The next day we took a muscle building bike ride--not much distance but very hilly. We rode past some homes in the area outside the park. Clearly folks with money as they had a lot of acreage and views of miles of they desert. Some seemed built almost like castles, or perhaps Spanish missions like the Alamo. Don't they sort of remind you of that?
That evening took a guided tour of the lake and of the large variety of waterfowl on a pontoon boat. It was led by some park volunteers. (park volunteers is something we have experienced everywhere. I'll say more about it later, but it's about the best idea anyone has come up with for public areas that we have seen).

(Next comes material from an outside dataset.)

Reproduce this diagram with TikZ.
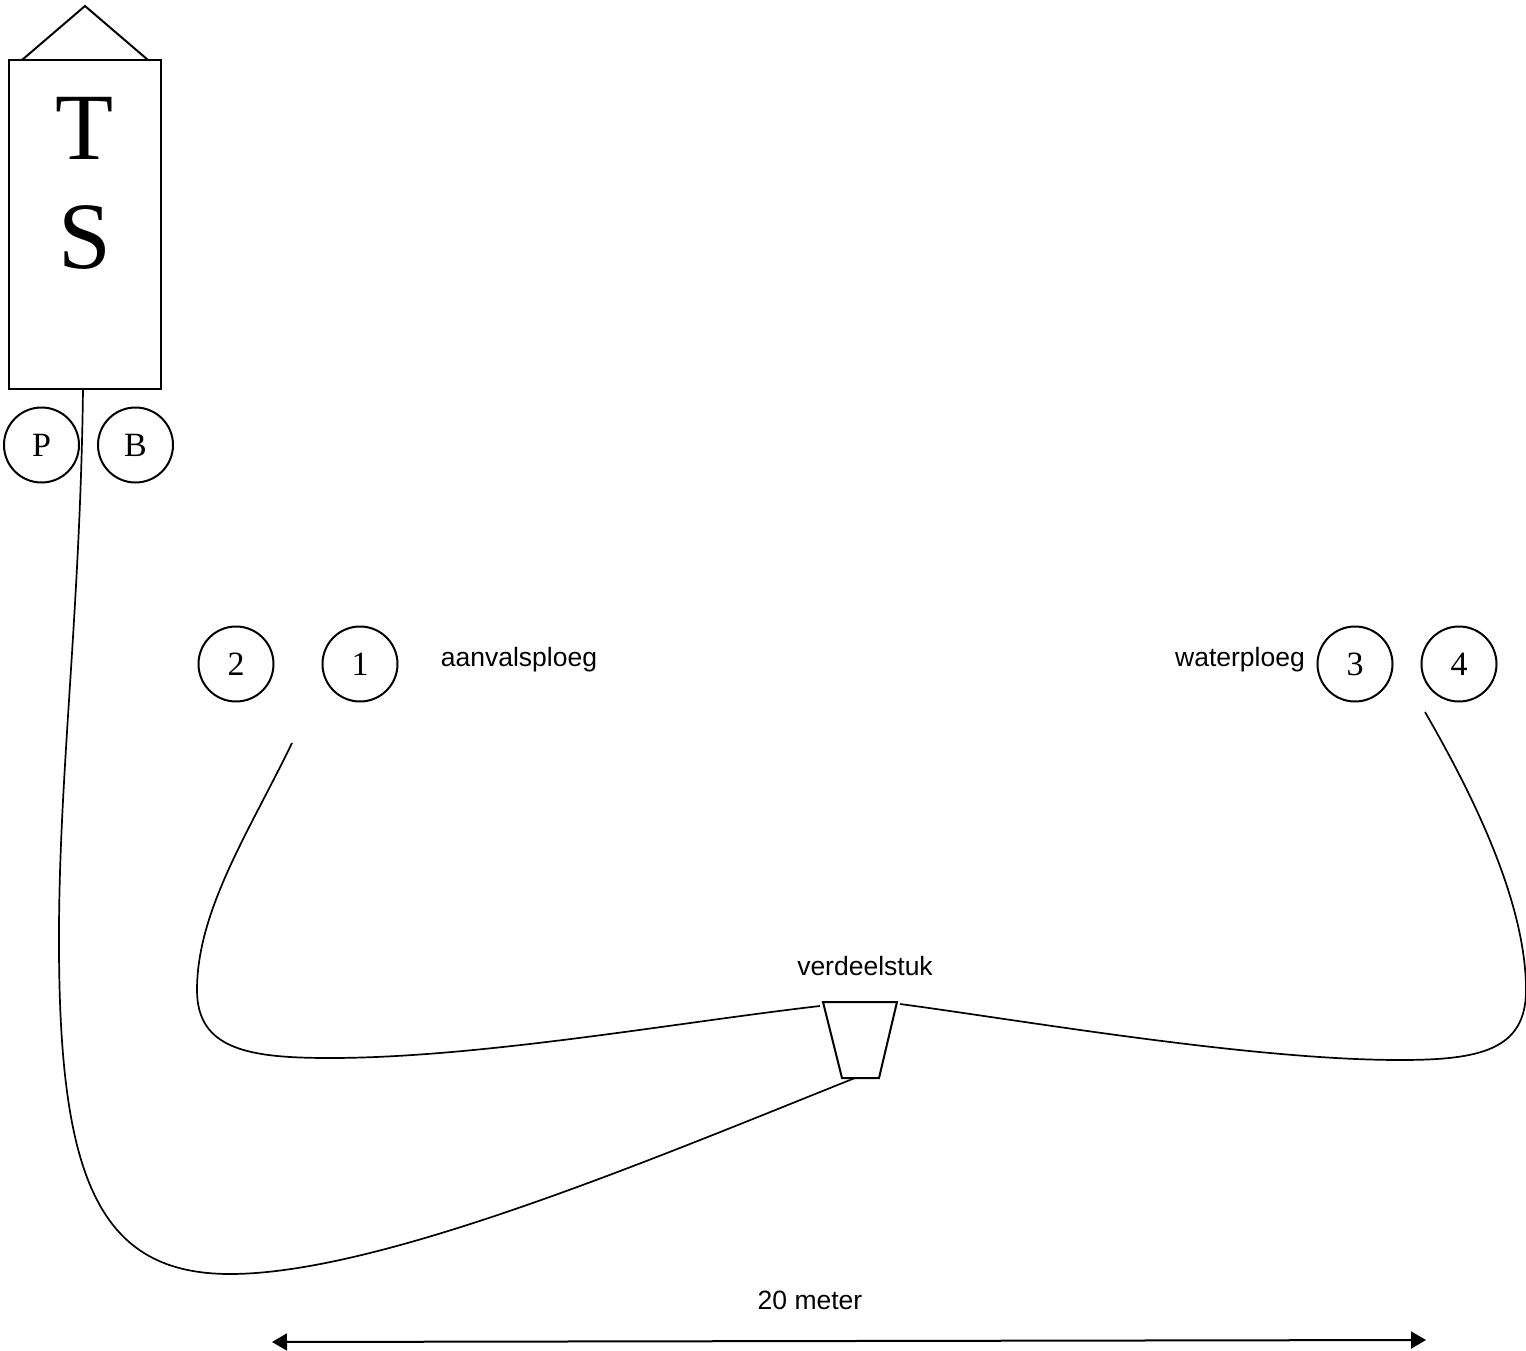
\documentclass[tikz,border=0pt]{standalone}
\usepackage{fontspec}
\setmainfont{Liberation Serif}
\newfontfamily\arialf{Liberation Sans}
\usetikzlibrary{arrows.meta}
\tikzset{
  boxshape/.style={draw, line width=2pt},
  crew/.style={draw, circle, line width=2pt, minimum size=75pt, inner sep=0pt, font=\fontsize{34}{38}\selectfont},
  hose/.style={draw, line width=1.7pt},
  lbl/.style={font=\arialf\fontsize{26.5}{30}\selectfont, inner sep=0pt},
  big/.style={font=\fontsize{95}{100}\selectfont, inner sep=0pt}
}
\begin{document}
\begin{tikzpicture}[x=1pt,y=-1pt]
\useasboundingbox (0,0) rectangle (1526,1351);
% truck
\node[boxshape, rectangle, minimum width=152pt, minimum height=329pt, inner sep=0pt] (ts) at (85,224.5) {};
\coordinate (roofL) at (22,60);
\coordinate (roofT) at (85,6);
\coordinate (roofR) at (148,60);
\draw[line width=2pt] (roofL) -- (roofT) -- (roofR);
\node[big] (T) at (85,128) {T};
\node[big] (S) at (85,238) {S};
% P and B
\node[crew] (P) at (41.5,445) {P};
\node[crew] (B) at (135.5,445) {B};
% crews
\node[crew] (c2) at (236,664) {2};
\node[crew] (c1) at (360,664) {1};
\node[crew] (c3) at (1355,664) {3};
\node[crew] (c4) at (1459,664) {4};
\node[lbl] (aanval) at (519,660) {aanvalsploeg};
\node[lbl] (water) at (1240,660) {waterploeg};
% verdeelstuk
\node[lbl] (verdlbl) at (865,966) {verdeelstuk};
\coordinate (vTL) at (823,1002);
\coordinate (vTR) at (897,1002);
\coordinate (vBR) at (879,1078);
\coordinate (vBL) at (842,1078);
\coordinate (vB) at (855,1078);
\draw[line width=2pt] (vTL) -- (vTR) -- (vBR) -- (vBL) -- cycle;
% hoses
\coordinate (tsout) at (83,390);
\draw[hose] (tsout) .. controls (80,620) and (58,780) .. (59,950)
  .. controls (60,1180) and (100,1274) .. (230,1274)
  .. controls (380,1274) and (650,1160) .. (vB);
\coordinate (hL) at (292,743);
\coordinate (vL) at (820,1006);
\draw[hose] (hL) .. controls (250,830) and (197,910) .. (197,990)
  .. controls (197,1050) and (250,1058) .. (330,1058)
  .. controls (480,1058) and (680,1022) .. (vL);
\coordinate (hR) at (1425,712);
\coordinate (vR) at (900,1004);
\draw[hose] (hR) .. controls (1470,790) and (1526,900) .. (1526,990)
  .. controls (1526,1050) and (1480,1060) .. (1400,1060)
  .. controls (1250,1060) and (1020,1020) .. (vR);
% distance
\node[lbl] (dist) at (810,1300) {20 meter};
\coordinate (aL) at (272,1342);
\coordinate (aR) at (1426,1340);
\draw[line width=2pt, {Triangle[length=15pt,width=17pt]}-{Triangle[length=15pt,width=17pt]}] (aL) -- (aR);
\end{tikzpicture}
\end{document}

That night it was a bit noisy, but not bad. We did have sort of a problem of people cutting through our campsite, as it was on the route to a large area of the campground. We solved that with a strategic placement of our bikes, of our picnic table, and of our bench. (actually it was not really "our" bench, but instead was one that had been, as Vicky noted, strategically placed so people could get a nice relaxing view of the bathrooms. We thought we could make better use of it than than that).
Doesn't that just sound so old person of us? "You people stay out of our camping spot, you hear!"
We had a good time there, and it was good to spend it at a place where there were so many families enjoying themselves. I thought back to the many times my family enjoyed the outdoors, usually picnics and trips up the Big Thompson canyon and vacations, and also with my children to Door County and Cape Cod. My father said several times in the days before his death about how right he thought it was what Vicky and I were doing. And I damned well am going to enjoy these brief years when we can do this kind of thing.
Tomorrow we head off to a National Park. It will be quite different from this place. In going through my fathers things a few days ago I found his Golden Eagle pass. It was so worn you could hardly make out the writing on it. He and mom used it a lot. Good.